Shifting pattern of support
The key question is then what impact does this have: will individual and affiliated members vote; and will individual members and affiliated members – as well as registered supporters – be swayed by what their unions tells them?
The evidence from the 2010 Labour leadership contest suggested that the vast majority of affiliated members did not vote. Of those that did, many did not vote the way their unions suggested they should, with not all affiliated unions supporting Miliband. The more left wings unions supported Diane Abbott.
But the 2015 leadership contest, conducted under the new rules and with a clearly emerging shift to the left, exhibited a different pattern. Overall turnout was up from 71% to 76% and the electorate was vastly enlarged. Individual members and registered supporters now vastly outnumbered affiliated members (that is, most of the union members eligible to vote).
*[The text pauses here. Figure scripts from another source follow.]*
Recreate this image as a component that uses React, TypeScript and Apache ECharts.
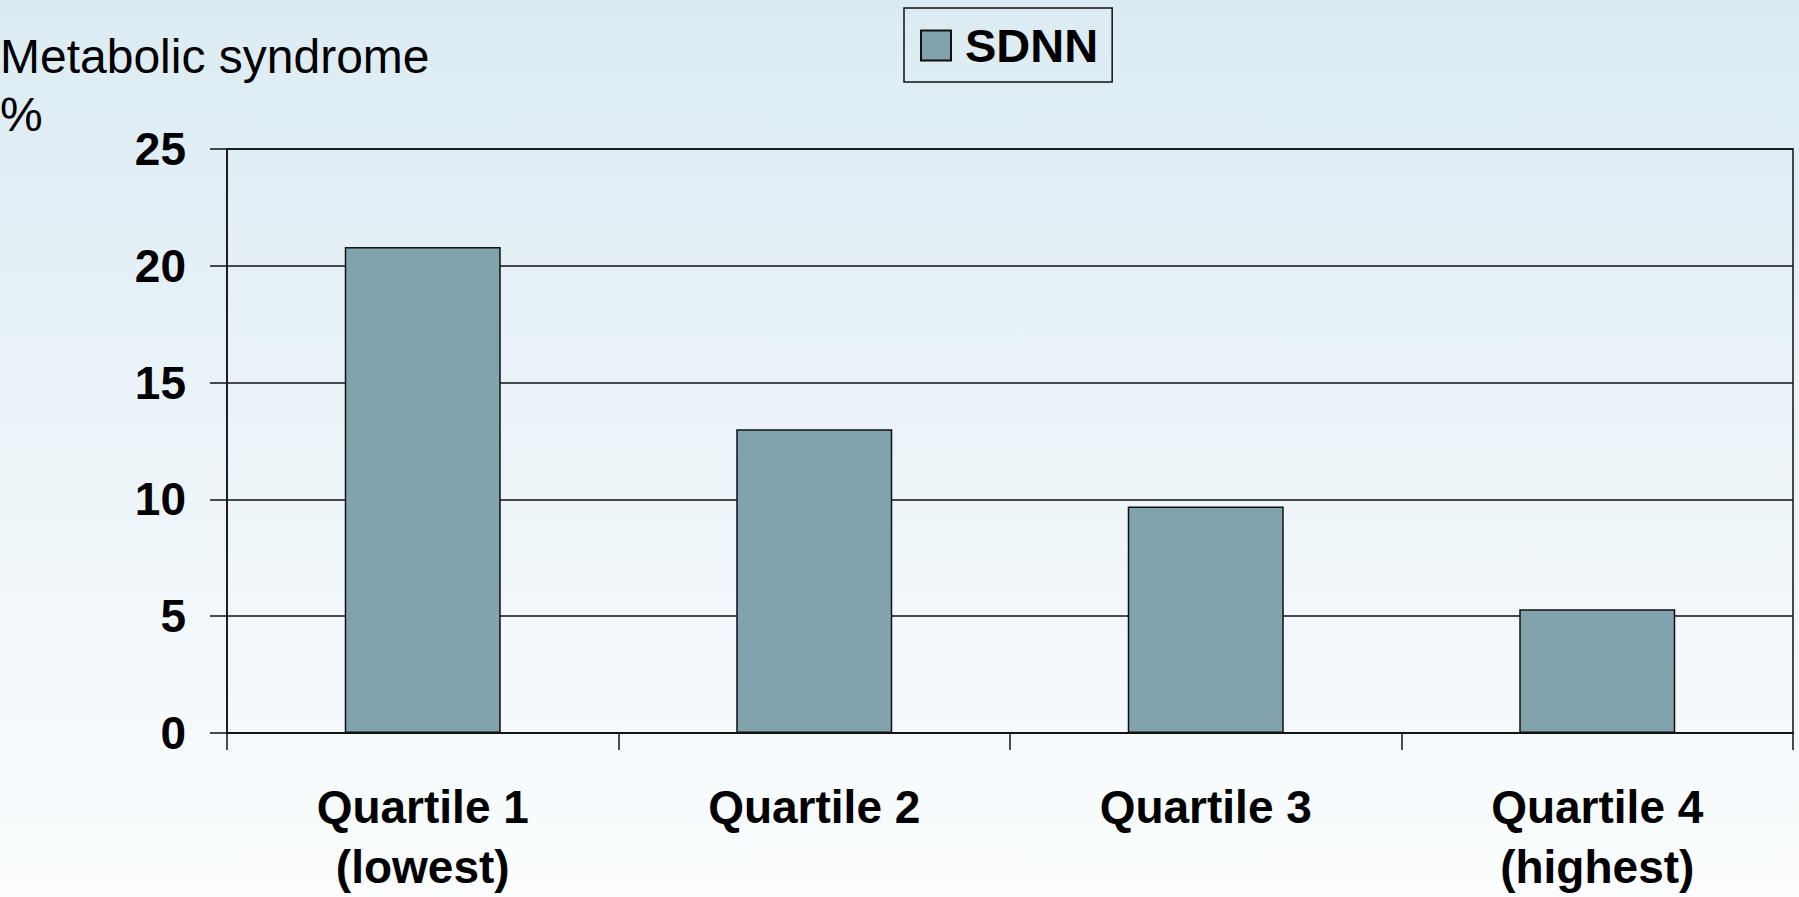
import React, { useEffect, useRef } from "react";
import * as echarts from "echarts";

const categories = ["Quartile 1\n(lowest)", "Quartile 2", "Quartile 3", "Quartile 4\n(highest)"];
const sdnnValues = [20.8, 13.0, 9.7, 5.3];
const seriesName = "SDNN";
const yTitleLines = ["Metabolic syndrome", "%"];

const FONT = "Arial, 'Liberation Sans', sans-serif";

export default function App() {
  const ref = useRef<HTMLDivElement>(null);
  useEffect(() => {
    if (!ref.current) return;
    const chart = echarts.init(ref.current, null, { renderer: "svg" });
    chart.setOption({
      animation: false,
      backgroundColor: {
        type: "linear",
        x: 0,
        y: 0,
        x2: 0,
        y2: 1,
        colorStops: [
          { offset: 0, color: "#dcebf3" },
          { offset: 1, color: "#fbfdfe" },
        ],
      },
      textStyle: { fontFamily: FONT },
      grid: {
        left: 227,
        top: 149,
        width: 1566,
        height: 585,
        show: true,
        borderColor: "#111",
        borderWidth: 1.5,
        backgroundColor: "transparent",
      },
      legend: {
        left: 904,
        top: 8,
        data: [seriesName],
        itemWidth: 30,
        itemHeight: 30,
        borderColor: "#111",
        borderWidth: 1.5,
        padding: [14, 14, 13, 16],
        icon: "rect",
        textStyle: {
          fontFamily: FONT,
          fontSize: 47,
          fontWeight: "bold",
          color: "#000",
          padding: [0, 0, 0, 9],
        },
      },
      graphic: [
        {
          type: "text",
          left: 0,
          top: 32,
          style: { text: yTitleLines[0], font: `48px ${FONT}`, fill: "#000" },
        },
        {
          type: "text",
          left: 0,
          top: 90,
          style: { text: yTitleLines[1], font: `48px ${FONT}`, fill: "#000" },
        },
      ],
      xAxis: {
        type: "category",
        data: categories,
        axisLine: { show: true, lineStyle: { color: "#111", width: 1.5 } },
        axisTick: { show: true, length: 17, lineStyle: { color: "#111", width: 1.5 } },
        axisLabel: {
          margin: 44,
          fontFamily: FONT,
          fontSize: 46,
          fontWeight: "bold",
          color: "#000",
          lineHeight: 60,
          interval: 0,
        },
      },
      yAxis: {
        type: "value",
        min: 0,
        max: 25,
        interval: 5,
        axisLine: { show: true, lineStyle: { color: "#111", width: 1.5 } },
        axisTick: { show: true, length: 17, lineStyle: { color: "#111", width: 1.5 } },
        splitLine: { show: true, lineStyle: { color: "#111", width: 1.5 } },
        axisLabel: {
          margin: 41,
          fontFamily: FONT,
          fontSize: 46,
          fontWeight: "bold",
          color: "#000",
        },
      },
      series: [
        {
          name: seriesName,
          type: "bar",
          data: sdnnValues,
          barWidth: 156,
          itemStyle: { color: "#80a3ad", borderColor: "#111", borderWidth: 1.5 },
        },
      ],
    });
    return () => chart.dispose();
  }, []);
  return (
    <div
      ref={ref}
      style={{ position: "fixed", left: 0, top: 0, width: 1799, height: 897 }}
    />
  );
}
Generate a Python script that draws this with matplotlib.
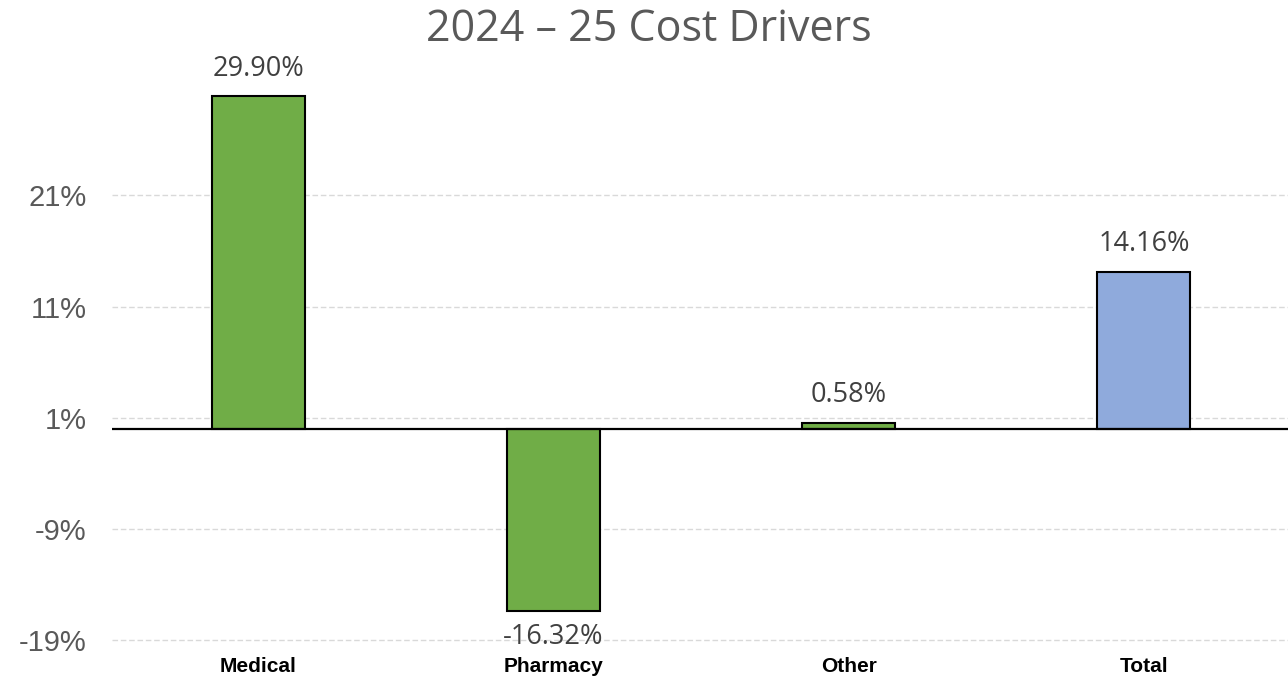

If the same pattern is followed in 2016, the greatest help unions can give Corbyn will be to provide the resources not to target their own affiliated members but rather those of individual members and registered supporters (who may or may not be members of affiliated unions), given how plentiful individual membership and registered support now are in contrast to the shrivelled number of affiliated members.
Given that Corbyn is likely to win, the battle to advance union influence in his project for a radical left politics will then enter a new stage after the result is announced on September 24. He will need not only continuing union support to round on his critics but also union help – where unions sponsor a majority of Labour MPs – to move against his opposition in the Parliamentary Labour Party. In other words, unions will need to organise their party activists to help deselect the mutinous MPs as prospective parliamentary candidates and put in their place “Corbynistas”.
More than this though, a critical and wide-ranging battle needs to be fought. This is to speak to the wider electorate (including the 7m union members) and convince them of Corbyn’s case as a Labour prime minister in waiting that is worth voting for. In the words of left-wing singer-songwriter, Billy Bragg, unions need to do much more than “be active with the activists” and “reach to the converted”. If they want the “Great Leap Forward”, they need to recognise the revolution they seek is much more than just “an activists’ T-shirt away”.